7. How to calculate business income tax step by step

  1. Determine gross revenue: total annual sales or business receipts.
  2. Subtract deductible operating expenses: remove ordinary and necessary business costs.
  3. Subtract additional deductions: include depreciation, amortization, and other allowable tax deductions.
  4. Calculate taxable income: if the result is negative, your current-year taxable income may be zero for planning purposes, though loss rules differ by entity.
  5. Apply federal and state tax rates: multiply taxable income by the combined estimated rate.
  6. Subtract tax credits: reduce the computed tax by any eligible credits.
  7. Review effective tax rate: compare final tax to revenue and to taxable income for management insight.

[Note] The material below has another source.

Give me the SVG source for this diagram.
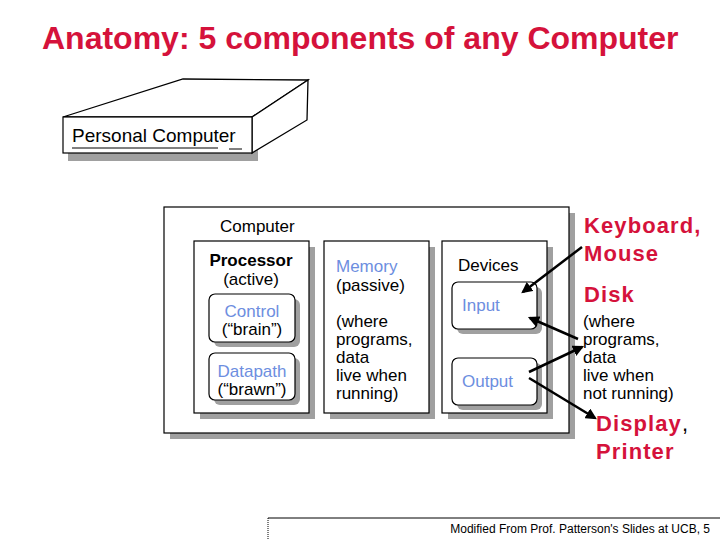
<svg xmlns="http://www.w3.org/2000/svg" width="720" height="540" viewBox="0 0 720 540">
<style>
text{font-family:"Liberation Sans",Arial,sans-serif;}
.red{fill:#d5123b;font-weight:bold;}
.big{font-size:22px;letter-spacing:1.1px;}
.blue{fill:#6d8ee0;}
.box{fill:#fff;stroke:#000;stroke-width:1.2;}
.shadow{fill:#a0a0a0;}
.t17{font-size:17px;}
.conn{stroke:#000;stroke-width:2.5;fill:none;marker-end:url(#ah);}
</style>
<defs>
<marker id="ah" viewBox="0 0 10 10" refX="8" refY="5" markerWidth="4.5" markerHeight="4.5" orient="auto" markerUnits="strokeWidth">
<path d="M0,0 L10,5 L0,10 z" fill="#000"/>
</marker>
</defs>
<rect width="720" height="540" fill="#fff"/>
<text id="title" x="42" y="49" class="red" font-size="32">Anatomy: 5 components of any Computer</text>

<g id="personal-computer">
<rect class="shadow" x="68" y="124" width="190" height="37"/>
<polygon points="63,117 183,79 308,80 252,117" fill="#fff" stroke="#000" stroke-width="1.3"/>
<polygon points="252,117 308,80 307,120 252,153" fill="#fff" stroke="#000" stroke-width="1.3"/>
<rect class="box" x="63" y="117" width="189" height="36"/>
<text x="72" y="142" font-size="19">Personal Computer</text>
<line x1="72" y1="148" x2="218" y2="148" stroke="#000" stroke-width="1"/>
<line x1="229" y1="149" x2="242" y2="149" stroke="#000" stroke-width="1"/>
</g>

<g id="computer">
<rect class="shadow" x="170" y="213" width="405" height="226"/>
<rect class="box" x="164" y="207" width="405" height="226"/>
<text x="220" y="232" class="t17">Computer</text>
</g>

<g id="processor">
<rect class="shadow" x="200" y="247" width="115" height="172"/>
<rect class="box" x="194" y="241" width="115" height="172"/>
<text x="251" y="266" class="t17" text-anchor="middle" font-weight="bold" font-size="16">Processor</text>
<text x="251" y="285" class="t17" text-anchor="middle">(active)</text>
</g>

<g id="control">
<rect class="shadow" x="214" y="299" width="86" height="48" rx="6"/>
<rect class="box" x="209" y="294" width="86" height="48" rx="6"/>
<text x="252" y="317" class="t17 blue" text-anchor="middle">Control</text>
<text x="252" y="335" class="t17" text-anchor="middle">(“brain”)</text>
</g>

<g id="datapath">
<rect class="shadow" x="214" y="358" width="86" height="47" rx="6"/>
<rect class="box" x="209" y="353" width="86" height="47" rx="6"/>
<text x="252" y="377" class="t17 blue" text-anchor="middle">Datapath</text>
<text x="252" y="395" class="t17" text-anchor="middle">(“brawn”)</text>
</g>

<g id="memory">
<rect class="shadow" x="330" y="247" width="105" height="172"/>
<rect class="box" x="324" y="241" width="105" height="172"/>
<text x="336" y="272" class="t17 blue">Memory</text>
<text x="336" y="291" class="t17">(passive)</text>
<text x="336" y="327" class="t17">(where</text>
<text x="336" y="345" class="t17">programs,</text>
<text x="336" y="363" class="t17">data</text>
<text x="336" y="381" class="t17">live when</text>
<text x="336" y="399" class="t17">running)</text>
</g>

<g id="devices">
<rect class="shadow" x="448" y="247" width="105" height="172"/>
<rect class="box" x="442" y="241" width="105" height="172"/>
<text x="458" y="271" class="t17">Devices</text>
</g>

<g id="input">
<rect class="shadow" x="457" y="287" width="85" height="47" rx="6"/>
<rect class="box" x="452" y="282" width="85" height="47" rx="6"/>
<text x="462" y="311" class="t17 blue">Input</text>
</g>

<g id="output">
<rect class="shadow" x="457" y="363" width="85" height="47" rx="6"/>
<rect class="box" x="452" y="358" width="85" height="47" rx="6"/>
<text x="462" y="387" class="t17 blue">Output</text>
</g>

<g id="external">
<text x="584" y="233" class="red big">Keyboard,</text>
<text x="584" y="261" class="red big">Mouse</text>
<text x="584" y="302" class="red big">Disk</text>
<text x="583" y="327" class="t17">(where</text>
<text x="583" y="345" class="t17">programs,</text>
<text x="583" y="363" class="t17">data</text>
<text x="583" y="381" class="t17">live when</text>
<text x="583" y="399" class="t17">not running)</text>
<text x="596" y="431" class="big"><tspan class="red">Display</tspan>,</text>
<text x="596" y="459" class="red big">Printer</text>
</g>

<g id="connectors">
<line class="conn" x1="582" y1="247" x2="523" y2="292"/>
<line class="conn" x1="578" y1="339" x2="530" y2="318"/>
<line class="conn" x1="529" y1="372" x2="582" y2="347"/>
<line class="conn" x1="529" y1="378" x2="595" y2="418"/>
</g>

<g id="footer">
<line x1="268" y1="518" x2="268" y2="540" stroke="#000" stroke-width="1" stroke-dasharray="1,1"/>
<line x1="268" y1="518" x2="720" y2="518" stroke="#000" stroke-width="1"/>
<text x="710" y="533" font-size="12" text-anchor="end">Modified From Prof. Patterson's Slides at UCB,  5</text>
</g>
</svg>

This process is useful for budgeting, but tax reality often requires adjustments for owner compensation, meals rules, limitations on interest or losses, carryforwards, and state-specific modifications. Still, using a structured model gives management a realistic framework for cash planning.

8. Cash flow planning and quarterly estimated taxes

Many businesses fail not because they are unprofitable, but because they underestimate taxes and run short on cash. Estimated tax planning can prevent that. A profitable business should reserve a portion of each month’s cash flow for taxes, especially if owners are taxed on pass-through earnings regardless of whether cash is distributed.

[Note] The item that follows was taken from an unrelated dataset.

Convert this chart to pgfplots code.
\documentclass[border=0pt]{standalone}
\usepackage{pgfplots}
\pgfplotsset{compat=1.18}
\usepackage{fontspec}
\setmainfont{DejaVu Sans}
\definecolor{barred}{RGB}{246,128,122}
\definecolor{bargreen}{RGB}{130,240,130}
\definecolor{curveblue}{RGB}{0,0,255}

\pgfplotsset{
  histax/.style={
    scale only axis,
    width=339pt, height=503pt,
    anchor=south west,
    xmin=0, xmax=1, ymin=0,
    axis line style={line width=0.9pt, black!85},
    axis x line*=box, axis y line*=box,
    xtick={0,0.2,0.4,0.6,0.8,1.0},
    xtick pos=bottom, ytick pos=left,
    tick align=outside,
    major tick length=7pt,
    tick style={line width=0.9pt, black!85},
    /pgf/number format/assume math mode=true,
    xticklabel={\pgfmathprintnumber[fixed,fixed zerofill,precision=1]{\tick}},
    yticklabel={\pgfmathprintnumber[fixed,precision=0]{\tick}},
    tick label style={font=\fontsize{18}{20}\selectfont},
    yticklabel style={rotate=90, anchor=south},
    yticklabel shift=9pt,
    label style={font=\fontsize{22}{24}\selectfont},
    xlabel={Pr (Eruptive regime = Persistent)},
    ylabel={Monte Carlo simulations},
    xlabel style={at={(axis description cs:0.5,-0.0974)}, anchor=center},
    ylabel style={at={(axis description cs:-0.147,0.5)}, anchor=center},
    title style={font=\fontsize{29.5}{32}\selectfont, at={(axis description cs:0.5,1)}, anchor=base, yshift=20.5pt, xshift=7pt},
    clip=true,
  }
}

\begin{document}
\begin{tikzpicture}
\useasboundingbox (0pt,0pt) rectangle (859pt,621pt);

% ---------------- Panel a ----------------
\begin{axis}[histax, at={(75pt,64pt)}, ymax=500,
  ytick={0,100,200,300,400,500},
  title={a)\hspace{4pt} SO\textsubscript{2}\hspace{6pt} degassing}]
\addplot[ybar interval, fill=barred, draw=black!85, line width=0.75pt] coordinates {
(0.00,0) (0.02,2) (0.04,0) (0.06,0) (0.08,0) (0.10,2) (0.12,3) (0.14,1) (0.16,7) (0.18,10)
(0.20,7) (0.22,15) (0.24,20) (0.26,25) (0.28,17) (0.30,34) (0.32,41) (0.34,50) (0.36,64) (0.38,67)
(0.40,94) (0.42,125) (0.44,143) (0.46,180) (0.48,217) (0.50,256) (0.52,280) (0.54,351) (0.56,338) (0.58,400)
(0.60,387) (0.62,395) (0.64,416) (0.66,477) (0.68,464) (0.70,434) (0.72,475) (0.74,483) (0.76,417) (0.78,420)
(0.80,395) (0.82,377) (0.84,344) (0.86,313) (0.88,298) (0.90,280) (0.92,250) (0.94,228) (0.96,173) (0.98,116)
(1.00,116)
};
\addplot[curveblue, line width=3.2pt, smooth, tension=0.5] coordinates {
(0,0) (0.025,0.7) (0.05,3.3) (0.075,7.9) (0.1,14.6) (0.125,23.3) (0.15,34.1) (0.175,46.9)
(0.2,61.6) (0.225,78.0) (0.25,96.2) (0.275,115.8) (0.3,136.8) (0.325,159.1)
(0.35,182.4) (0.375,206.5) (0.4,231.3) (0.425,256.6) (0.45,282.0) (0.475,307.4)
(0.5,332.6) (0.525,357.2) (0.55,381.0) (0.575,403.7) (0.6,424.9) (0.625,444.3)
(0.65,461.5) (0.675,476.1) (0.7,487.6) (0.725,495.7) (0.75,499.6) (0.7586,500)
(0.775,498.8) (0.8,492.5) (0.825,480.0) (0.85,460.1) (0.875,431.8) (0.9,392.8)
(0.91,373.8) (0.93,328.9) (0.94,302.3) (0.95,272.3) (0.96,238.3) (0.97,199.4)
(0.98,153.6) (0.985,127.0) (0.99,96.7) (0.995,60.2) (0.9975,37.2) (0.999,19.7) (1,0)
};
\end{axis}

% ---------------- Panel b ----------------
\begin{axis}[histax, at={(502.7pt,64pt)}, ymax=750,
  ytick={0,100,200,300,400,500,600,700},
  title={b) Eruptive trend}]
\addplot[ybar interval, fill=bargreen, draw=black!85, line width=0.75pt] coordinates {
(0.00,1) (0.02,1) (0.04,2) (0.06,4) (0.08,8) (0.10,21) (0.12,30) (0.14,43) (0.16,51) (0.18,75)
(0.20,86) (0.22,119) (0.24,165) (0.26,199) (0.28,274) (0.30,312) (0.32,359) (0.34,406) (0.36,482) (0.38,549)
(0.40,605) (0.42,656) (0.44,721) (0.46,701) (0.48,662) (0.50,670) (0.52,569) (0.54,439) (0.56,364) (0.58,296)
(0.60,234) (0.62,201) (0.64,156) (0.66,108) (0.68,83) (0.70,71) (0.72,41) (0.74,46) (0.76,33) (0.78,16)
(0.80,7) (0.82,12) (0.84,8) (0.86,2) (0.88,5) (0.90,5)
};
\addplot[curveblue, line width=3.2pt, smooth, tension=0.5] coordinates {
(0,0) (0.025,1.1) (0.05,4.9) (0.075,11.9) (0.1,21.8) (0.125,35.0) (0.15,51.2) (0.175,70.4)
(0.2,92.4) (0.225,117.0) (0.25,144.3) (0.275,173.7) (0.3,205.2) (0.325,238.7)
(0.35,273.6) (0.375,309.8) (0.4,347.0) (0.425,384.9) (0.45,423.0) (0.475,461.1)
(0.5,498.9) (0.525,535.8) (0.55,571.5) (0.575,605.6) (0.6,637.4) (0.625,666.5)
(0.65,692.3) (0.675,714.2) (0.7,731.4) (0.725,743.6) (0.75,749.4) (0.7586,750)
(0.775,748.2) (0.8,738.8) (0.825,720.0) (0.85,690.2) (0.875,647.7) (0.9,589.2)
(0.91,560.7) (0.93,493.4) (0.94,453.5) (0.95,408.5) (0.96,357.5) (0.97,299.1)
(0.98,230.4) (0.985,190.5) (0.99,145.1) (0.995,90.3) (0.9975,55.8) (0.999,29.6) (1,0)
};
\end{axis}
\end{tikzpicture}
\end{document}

Quarterly estimates become especially important when income is uneven during the year. Seasonal businesses, high-growth startups approaching profitability, and firms with large year-end contracts should model more than one scenario. Conservative, base-case, and aggressive projections can help management avoid underpayment surprises.

9. Documentation and audit readiness

A strong tax calculation is supported by clean records. Maintain organized bookkeeping, digital copies of receipts, payroll reports, mileage records, lease agreements, loan statements, and support for major deductions and credits. Reconcile books monthly. Separate business and personal expenditures. Review your chart of accounts so deductible and nondeductible items are not mixed together.

Many tax problems start as bookkeeping problems. When records are incomplete, tax calculations become estimates stacked on assumptions. That increases risk and weakens strategic decisions.

10. Official resources worth reviewing

For current tax law and filing guidance, use authoritative sources. The IRS business portal is the most important starting point for federal rules. The IRS Publication 535 on business expenses is especially valuable for understanding deductible costs. For general small business planning and compliance support, the U.S. Small Business Administration provides practical guidance and links to financing, registration, and operating resources.

11. Common mistakes in business income tax calculation

  • Confusing cash flow with taxable income
  • Ignoring state tax obligations
  • Forgetting to account for owner compensation rules
  • Misclassifying personal spending as business expenses
  • Using deductions and credits interchangeably
  • Neglecting depreciation and fixed-asset treatment
  • Failing to save for quarterly estimated payments
  • Not updating assumptions after major revenue changes

12. Final takeaway

Business income tax calculation is not only a compliance task. It is a strategic management tool. The better your model, the better your hiring decisions, capital spending plans, owner distributions, and pricing strategy. Start with accurate revenue, apply only legitimate deductions, separate tax credits from deductions, incorporate federal and state rates, and review the result against real cash reserves. Then validate major assumptions with a qualified tax professional.

Use the calculator above to create a fast estimate for taxable income and tax liability. Then compare multiple scenarios: one with lower revenue, one with higher deductions, and one with larger credits or different state tax rates. Scenario planning is where tax calculation becomes genuinely valuable for business decision-making.